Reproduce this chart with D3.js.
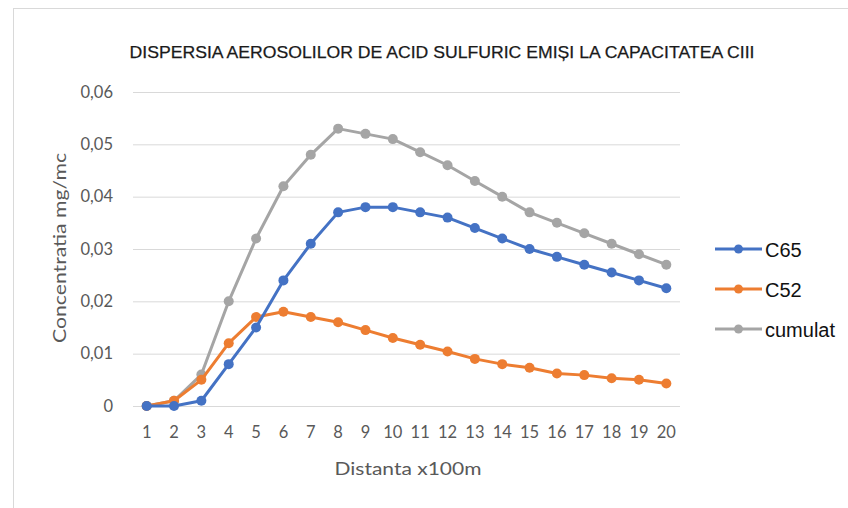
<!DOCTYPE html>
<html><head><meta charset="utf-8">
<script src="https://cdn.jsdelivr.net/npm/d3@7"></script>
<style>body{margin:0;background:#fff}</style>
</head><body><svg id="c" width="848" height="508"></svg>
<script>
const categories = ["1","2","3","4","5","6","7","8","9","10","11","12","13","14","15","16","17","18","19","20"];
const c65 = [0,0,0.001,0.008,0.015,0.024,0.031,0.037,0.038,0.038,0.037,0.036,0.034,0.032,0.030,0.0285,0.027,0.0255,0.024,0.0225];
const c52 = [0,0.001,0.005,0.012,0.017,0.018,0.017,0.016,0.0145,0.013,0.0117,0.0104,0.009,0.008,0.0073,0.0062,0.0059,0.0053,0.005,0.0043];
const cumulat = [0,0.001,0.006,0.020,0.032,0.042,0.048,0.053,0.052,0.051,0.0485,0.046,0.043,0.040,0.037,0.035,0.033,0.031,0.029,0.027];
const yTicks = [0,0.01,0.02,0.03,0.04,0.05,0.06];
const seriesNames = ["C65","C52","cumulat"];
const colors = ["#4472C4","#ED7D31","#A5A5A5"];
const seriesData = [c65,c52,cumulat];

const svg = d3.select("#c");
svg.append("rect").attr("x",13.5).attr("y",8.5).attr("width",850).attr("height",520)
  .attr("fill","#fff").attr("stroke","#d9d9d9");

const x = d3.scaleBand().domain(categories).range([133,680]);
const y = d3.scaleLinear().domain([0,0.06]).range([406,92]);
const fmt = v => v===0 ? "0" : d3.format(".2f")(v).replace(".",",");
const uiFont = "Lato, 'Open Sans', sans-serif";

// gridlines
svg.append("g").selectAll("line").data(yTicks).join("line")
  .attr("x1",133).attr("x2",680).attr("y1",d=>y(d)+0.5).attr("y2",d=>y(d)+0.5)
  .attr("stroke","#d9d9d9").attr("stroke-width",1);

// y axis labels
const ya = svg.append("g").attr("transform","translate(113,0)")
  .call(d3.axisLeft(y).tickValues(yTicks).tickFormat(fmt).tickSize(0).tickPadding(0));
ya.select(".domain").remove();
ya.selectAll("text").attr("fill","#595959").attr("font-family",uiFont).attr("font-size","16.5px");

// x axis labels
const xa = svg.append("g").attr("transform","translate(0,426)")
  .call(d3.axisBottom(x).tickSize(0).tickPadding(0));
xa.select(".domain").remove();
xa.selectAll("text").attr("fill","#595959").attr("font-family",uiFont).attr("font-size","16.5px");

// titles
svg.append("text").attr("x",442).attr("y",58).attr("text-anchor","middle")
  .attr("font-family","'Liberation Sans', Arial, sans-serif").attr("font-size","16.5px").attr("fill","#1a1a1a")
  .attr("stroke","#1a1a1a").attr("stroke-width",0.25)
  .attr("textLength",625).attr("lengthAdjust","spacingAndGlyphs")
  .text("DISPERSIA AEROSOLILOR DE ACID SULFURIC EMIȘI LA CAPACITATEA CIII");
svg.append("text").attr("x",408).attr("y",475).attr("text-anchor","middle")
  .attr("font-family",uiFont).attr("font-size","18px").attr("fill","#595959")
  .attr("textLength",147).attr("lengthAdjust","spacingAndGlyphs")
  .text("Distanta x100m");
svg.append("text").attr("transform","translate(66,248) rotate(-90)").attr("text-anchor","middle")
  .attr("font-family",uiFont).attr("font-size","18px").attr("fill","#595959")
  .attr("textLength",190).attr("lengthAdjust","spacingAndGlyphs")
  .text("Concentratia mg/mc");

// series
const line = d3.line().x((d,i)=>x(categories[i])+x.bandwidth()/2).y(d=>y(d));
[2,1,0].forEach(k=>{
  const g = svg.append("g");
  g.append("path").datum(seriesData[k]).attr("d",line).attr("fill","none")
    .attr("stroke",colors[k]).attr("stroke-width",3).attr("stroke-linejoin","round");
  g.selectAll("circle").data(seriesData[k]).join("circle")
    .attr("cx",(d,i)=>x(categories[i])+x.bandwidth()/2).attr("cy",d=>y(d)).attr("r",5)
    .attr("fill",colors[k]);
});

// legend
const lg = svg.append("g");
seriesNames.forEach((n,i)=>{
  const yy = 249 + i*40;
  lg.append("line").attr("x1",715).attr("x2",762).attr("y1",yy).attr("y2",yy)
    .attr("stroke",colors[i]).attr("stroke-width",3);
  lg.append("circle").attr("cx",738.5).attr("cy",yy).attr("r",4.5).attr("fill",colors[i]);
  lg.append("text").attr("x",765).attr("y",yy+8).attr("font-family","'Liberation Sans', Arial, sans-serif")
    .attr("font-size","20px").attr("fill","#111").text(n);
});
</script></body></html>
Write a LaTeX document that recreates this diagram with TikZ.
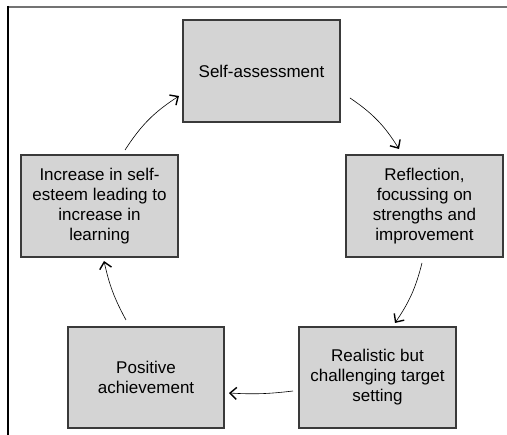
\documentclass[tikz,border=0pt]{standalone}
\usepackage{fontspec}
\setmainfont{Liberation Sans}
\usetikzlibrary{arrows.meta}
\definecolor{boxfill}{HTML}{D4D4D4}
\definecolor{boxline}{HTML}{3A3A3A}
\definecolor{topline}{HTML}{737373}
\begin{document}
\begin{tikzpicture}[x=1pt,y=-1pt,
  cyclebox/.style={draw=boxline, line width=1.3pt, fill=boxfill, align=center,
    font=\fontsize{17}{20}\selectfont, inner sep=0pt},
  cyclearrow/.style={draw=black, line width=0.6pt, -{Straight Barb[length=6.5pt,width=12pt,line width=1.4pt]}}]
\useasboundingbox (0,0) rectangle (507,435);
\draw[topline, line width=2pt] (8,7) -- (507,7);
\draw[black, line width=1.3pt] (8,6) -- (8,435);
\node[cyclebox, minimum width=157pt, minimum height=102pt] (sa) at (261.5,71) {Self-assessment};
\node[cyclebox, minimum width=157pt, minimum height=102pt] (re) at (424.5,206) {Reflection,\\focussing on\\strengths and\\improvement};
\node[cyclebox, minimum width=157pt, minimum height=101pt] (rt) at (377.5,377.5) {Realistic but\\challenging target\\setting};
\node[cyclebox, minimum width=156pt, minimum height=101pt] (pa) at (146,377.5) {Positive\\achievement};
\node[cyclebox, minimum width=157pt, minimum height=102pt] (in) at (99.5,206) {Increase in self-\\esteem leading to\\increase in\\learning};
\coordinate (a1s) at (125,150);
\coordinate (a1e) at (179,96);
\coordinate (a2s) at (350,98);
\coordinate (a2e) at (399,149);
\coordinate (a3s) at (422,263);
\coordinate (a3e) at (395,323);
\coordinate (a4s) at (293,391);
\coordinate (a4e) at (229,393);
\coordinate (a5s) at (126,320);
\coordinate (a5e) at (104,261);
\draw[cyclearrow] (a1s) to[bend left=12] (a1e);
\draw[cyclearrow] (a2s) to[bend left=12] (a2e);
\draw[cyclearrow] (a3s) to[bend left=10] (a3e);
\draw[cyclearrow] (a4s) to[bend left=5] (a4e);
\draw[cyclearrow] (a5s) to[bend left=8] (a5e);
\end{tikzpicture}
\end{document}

# # # #

#### [What the task asks]
Go through the data above and transcribe it in full, omitting any image.

#### [Written answer]
Reproduce this chart with D3.js.
<!DOCTYPE html>
<html><head><meta charset="utf-8">
<script src="https://cdn.jsdelivr.net/npm/d3@7"></script>
<style>body{margin:0;background:#fff}</style>
</head><body><svg id="c" width="848" height="508"></svg>
<script>
const categories = ["1","2","3","4","5","6","7","8","9","10","11","12","13","14","15","16","17","18","19","20"];
const c65 = [0,0,0.001,0.008,0.015,0.024,0.031,0.037,0.038,0.038,0.037,0.036,0.034,0.032,0.030,0.0285,0.027,0.0255,0.024,0.0225];
const c52 = [0,0.001,0.005,0.012,0.017,0.018,0.017,0.016,0.0145,0.013,0.0117,0.0104,0.009,0.008,0.0073,0.0062,0.0059,0.0053,0.005,0.0043];
const cumulat = [0,0.001,0.006,0.020,0.032,0.042,0.048,0.053,0.052,0.051,0.0485,0.046,0.043,0.040,0.037,0.035,0.033,0.031,0.029,0.027];
const yTicks = [0,0.01,0.02,0.03,0.04,0.05,0.06];
const seriesNames = ["C65","C52","cumulat"];
const colors = ["#4472C4","#ED7D31","#A5A5A5"];
const seriesData = [c65,c52,cumulat];

const svg = d3.select("#c");
svg.append("rect").attr("x",13.5).attr("y",8.5).attr("width",850).attr("height",520)
  .attr("fill","#fff").attr("stroke","#d9d9d9");

const x = d3.scaleBand().domain(categories).range([133,680]);
const y = d3.scaleLinear().domain([0,0.06]).range([406,92]);
const fmt = v => v===0 ? "0" : d3.format(".2f")(v).replace(".",",");
const uiFont = "Lato, 'Open Sans', sans-serif";

// gridlines
svg.append("g").selectAll("line").data(yTicks).join("line")
  .attr("x1",133).attr("x2",680).attr("y1",d=>y(d)+0.5).attr("y2",d=>y(d)+0.5)
  .attr("stroke","#d9d9d9").attr("stroke-width",1);

// y axis labels
const ya = svg.append("g").attr("transform","translate(113,0)")
  .call(d3.axisLeft(y).tickValues(yTicks).tickFormat(fmt).tickSize(0).tickPadding(0));
ya.select(".domain").remove();
ya.selectAll("text").attr("fill","#595959").attr("font-family",uiFont).attr("font-size","16.5px");

// x axis labels
const xa = svg.append("g").attr("transform","translate(0,426)")
  .call(d3.axisBottom(x).tickSize(0).tickPadding(0));
xa.select(".domain").remove();
xa.selectAll("text").attr("fill","#595959").attr("font-family",uiFont).attr("font-size","16.5px");

// titles
svg.append("text").attr("x",442).attr("y",58).attr("text-anchor","middle")
  .attr("font-family","'Liberation Sans', Arial, sans-serif").attr("font-size","16.5px").attr("fill","#1a1a1a")
  .attr("stroke","#1a1a1a").attr("stroke-width",0.25)
  .attr("textLength",625).attr("lengthAdjust","spacingAndGlyphs")
  .text("DISPERSIA AEROSOLILOR DE ACID SULFURIC EMIȘI LA CAPACITATEA CIII");
svg.append("text").attr("x",408).attr("y",475).attr("text-anchor","middle")
  .attr("font-family",uiFont).attr("font-size","18px").attr("fill","#595959")
  .attr("textLength",147).attr("lengthAdjust","spacingAndGlyphs")
  .text("Distanta x100m");
svg.append("text").attr("transform","translate(66,248) rotate(-90)").attr("text-anchor","middle")
  .attr("font-family",uiFont).attr("font-size","18px").attr("fill","#595959")
  .attr("textLength",190).attr("lengthAdjust","spacingAndGlyphs")
  .text("Concentratia mg/mc");

// series
const line = d3.line().x((d,i)=>x(categories[i])+x.bandwidth()/2).y(d=>y(d));
[2,1,0].forEach(k=>{
  const g = svg.append("g");
  g.append("path").datum(seriesData[k]).attr("d",line).attr("fill","none")
    .attr("stroke",colors[k]).attr("stroke-width",3).attr("stroke-linejoin","round");
  g.selectAll("circle").data(seriesData[k]).join("circle")
    .attr("cx",(d,i)=>x(categories[i])+x.bandwidth()/2).attr("cy",d=>y(d)).attr("r",5)
    .attr("fill",colors[k]);
});

// legend
const lg = svg.append("g");
seriesNames.forEach((n,i)=>{
  const yy = 249 + i*40;
  lg.append("line").attr("x1",715).attr("x2",762).attr("y1",yy).attr("y2",yy)
    .attr("stroke",colors[i]).attr("stroke-width",3);
  lg.append("circle").attr("cx",738.5).attr("cy",yy).attr("r",4.5).attr("fill",colors[i]);
  lg.append("text").attr("x",765).attr("y",yy+8).attr("font-family","'Liberation Sans', Arial, sans-serif")
    .attr("font-size","20px").attr("fill","#111").text(n);
});
</script></body></html>
Write a LaTeX document that recreates this diagram with TikZ.
\documentclass[tikz,border=0pt]{standalone}
\usepackage{fontspec}
\setmainfont{Liberation Sans}
\usetikzlibrary{arrows.meta}
\definecolor{boxfill}{HTML}{D4D4D4}
\definecolor{boxline}{HTML}{3A3A3A}
\definecolor{topline}{HTML}{737373}
\begin{document}
\begin{tikzpicture}[x=1pt,y=-1pt,
  cyclebox/.style={draw=boxline, line width=1.3pt, fill=boxfill, align=center,
    font=\fontsize{17}{20}\selectfont, inner sep=0pt},
  cyclearrow/.style={draw=black, line width=0.6pt, -{Straight Barb[length=6.5pt,width=12pt,line width=1.4pt]}}]
\useasboundingbox (0,0) rectangle (507,435);
\draw[topline, line width=2pt] (8,7) -- (507,7);
\draw[black, line width=1.3pt] (8,6) -- (8,435);
\node[cyclebox, minimum width=157pt, minimum height=102pt] (sa) at (261.5,71) {Self-assessment};
\node[cyclebox, minimum width=157pt, minimum height=102pt] (re) at (424.5,206) {Reflection,\\focussing on\\strengths and\\improvement};
\node[cyclebox, minimum width=157pt, minimum height=101pt] (rt) at (377.5,377.5) {Realistic but\\challenging target\\setting};
\node[cyclebox, minimum width=156pt, minimum height=101pt] (pa) at (146,377.5) {Positive\\achievement};
\node[cyclebox, minimum width=157pt, minimum height=102pt] (in) at (99.5,206) {Increase in self-\\esteem leading to\\increase in\\learning};
\coordinate (a1s) at (125,150);
\coordinate (a1e) at (179,96);
\coordinate (a2s) at (350,98);
\coordinate (a2e) at (399,149);
\coordinate (a3s) at (422,263);
\coordinate (a3e) at (395,323);
\coordinate (a4s) at (293,391);
\coordinate (a4e) at (229,393);
\coordinate (a5s) at (126,320);
\coordinate (a5e) at (104,261);
\draw[cyclearrow] (a1s) to[bend left=12] (a1e);
\draw[cyclearrow] (a2s) to[bend left=12] (a2e);
\draw[cyclearrow] (a3s) to[bend left=10] (a3e);
\draw[cyclearrow] (a4s) to[bend left=5] (a4e);
\draw[cyclearrow] (a5s) to[bend left=8] (a5e);
\end{tikzpicture}
\end{document}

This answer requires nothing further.